What to do:
Lift out all lines below that contain "this".

Information shown:
"""

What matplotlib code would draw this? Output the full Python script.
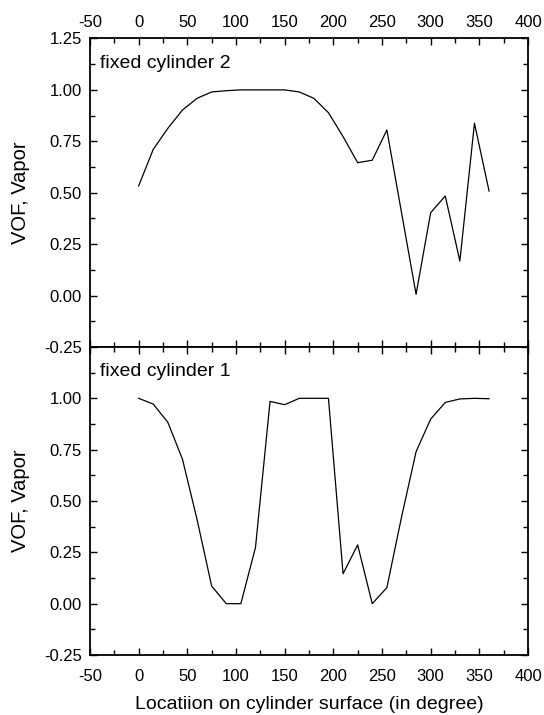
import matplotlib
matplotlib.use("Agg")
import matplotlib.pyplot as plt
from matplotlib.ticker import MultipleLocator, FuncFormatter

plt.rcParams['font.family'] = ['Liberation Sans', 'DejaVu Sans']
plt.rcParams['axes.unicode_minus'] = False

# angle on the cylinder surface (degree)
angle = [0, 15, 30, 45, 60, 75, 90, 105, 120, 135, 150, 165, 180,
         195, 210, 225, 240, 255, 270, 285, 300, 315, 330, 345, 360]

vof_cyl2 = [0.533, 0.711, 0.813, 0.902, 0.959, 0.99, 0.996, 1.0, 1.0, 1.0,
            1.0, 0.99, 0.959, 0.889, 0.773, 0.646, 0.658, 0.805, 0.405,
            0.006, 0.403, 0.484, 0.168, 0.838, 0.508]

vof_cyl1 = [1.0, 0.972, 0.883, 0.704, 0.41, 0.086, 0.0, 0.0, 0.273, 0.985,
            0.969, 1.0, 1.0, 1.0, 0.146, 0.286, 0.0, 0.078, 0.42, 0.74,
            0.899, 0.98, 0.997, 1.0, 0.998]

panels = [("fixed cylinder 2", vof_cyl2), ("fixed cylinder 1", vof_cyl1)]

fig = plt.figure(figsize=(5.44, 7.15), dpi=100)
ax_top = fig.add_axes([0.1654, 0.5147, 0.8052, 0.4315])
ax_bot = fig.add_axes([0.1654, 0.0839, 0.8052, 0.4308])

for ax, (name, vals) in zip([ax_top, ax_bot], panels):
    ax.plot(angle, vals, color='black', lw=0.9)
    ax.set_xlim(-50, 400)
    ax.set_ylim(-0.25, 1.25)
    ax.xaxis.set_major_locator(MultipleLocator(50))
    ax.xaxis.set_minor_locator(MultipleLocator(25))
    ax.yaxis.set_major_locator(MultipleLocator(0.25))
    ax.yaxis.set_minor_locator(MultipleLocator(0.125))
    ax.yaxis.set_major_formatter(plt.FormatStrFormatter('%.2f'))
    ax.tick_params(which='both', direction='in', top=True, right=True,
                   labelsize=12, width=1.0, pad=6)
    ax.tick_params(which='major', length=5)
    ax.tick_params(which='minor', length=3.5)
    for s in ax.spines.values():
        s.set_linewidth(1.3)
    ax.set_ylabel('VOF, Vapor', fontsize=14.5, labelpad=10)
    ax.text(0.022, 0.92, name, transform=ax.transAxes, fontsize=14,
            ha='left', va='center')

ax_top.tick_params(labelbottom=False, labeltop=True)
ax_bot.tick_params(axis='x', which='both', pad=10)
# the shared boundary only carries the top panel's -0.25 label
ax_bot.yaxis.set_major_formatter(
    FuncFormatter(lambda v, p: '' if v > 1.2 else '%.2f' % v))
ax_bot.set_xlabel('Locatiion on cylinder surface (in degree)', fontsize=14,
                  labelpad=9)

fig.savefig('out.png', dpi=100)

"""
"""

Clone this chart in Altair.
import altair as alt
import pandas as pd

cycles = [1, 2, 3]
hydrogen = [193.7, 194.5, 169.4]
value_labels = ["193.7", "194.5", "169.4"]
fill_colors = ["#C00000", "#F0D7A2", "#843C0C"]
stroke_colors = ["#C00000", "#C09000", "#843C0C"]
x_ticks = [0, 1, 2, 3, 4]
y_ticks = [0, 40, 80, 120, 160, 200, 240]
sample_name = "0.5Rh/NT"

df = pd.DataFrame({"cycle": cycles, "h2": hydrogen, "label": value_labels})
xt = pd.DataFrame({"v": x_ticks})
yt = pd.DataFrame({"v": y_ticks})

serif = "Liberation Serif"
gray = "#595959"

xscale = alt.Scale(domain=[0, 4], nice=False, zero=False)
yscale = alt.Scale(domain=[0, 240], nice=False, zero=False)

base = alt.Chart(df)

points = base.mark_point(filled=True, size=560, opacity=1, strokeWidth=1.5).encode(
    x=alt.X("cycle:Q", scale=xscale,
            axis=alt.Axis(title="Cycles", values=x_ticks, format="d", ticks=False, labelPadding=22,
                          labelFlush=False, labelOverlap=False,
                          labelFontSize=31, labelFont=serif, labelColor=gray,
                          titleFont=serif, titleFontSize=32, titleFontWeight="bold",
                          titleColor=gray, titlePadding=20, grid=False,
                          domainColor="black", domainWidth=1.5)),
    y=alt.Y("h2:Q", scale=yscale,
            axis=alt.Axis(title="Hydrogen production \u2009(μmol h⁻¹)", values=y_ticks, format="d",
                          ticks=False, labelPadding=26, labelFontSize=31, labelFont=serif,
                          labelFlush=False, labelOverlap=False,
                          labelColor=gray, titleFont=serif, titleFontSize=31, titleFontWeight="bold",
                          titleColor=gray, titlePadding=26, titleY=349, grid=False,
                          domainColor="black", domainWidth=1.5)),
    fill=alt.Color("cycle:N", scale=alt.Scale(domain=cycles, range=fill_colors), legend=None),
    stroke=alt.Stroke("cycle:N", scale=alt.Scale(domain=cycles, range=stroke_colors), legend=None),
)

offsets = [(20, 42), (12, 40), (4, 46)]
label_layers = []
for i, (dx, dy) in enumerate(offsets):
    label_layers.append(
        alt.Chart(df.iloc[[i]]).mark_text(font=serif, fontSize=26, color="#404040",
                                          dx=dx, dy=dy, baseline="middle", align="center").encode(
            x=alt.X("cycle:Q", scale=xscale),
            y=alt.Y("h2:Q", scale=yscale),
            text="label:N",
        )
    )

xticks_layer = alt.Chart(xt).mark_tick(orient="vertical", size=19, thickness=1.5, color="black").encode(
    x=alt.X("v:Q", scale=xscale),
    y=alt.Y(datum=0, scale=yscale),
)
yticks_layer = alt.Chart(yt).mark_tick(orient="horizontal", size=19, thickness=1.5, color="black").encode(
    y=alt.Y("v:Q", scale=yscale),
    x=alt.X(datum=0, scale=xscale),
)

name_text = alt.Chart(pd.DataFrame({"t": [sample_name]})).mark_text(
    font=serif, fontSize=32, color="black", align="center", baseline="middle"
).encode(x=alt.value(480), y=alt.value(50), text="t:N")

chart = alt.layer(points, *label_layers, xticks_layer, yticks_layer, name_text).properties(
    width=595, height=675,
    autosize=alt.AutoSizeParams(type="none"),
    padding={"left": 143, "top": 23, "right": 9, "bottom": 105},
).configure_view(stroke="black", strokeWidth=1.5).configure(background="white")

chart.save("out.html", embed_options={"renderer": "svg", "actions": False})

"""

Answer in full:
What matplotlib code would draw this? Output the full Python script.
Clone this chart in Altair.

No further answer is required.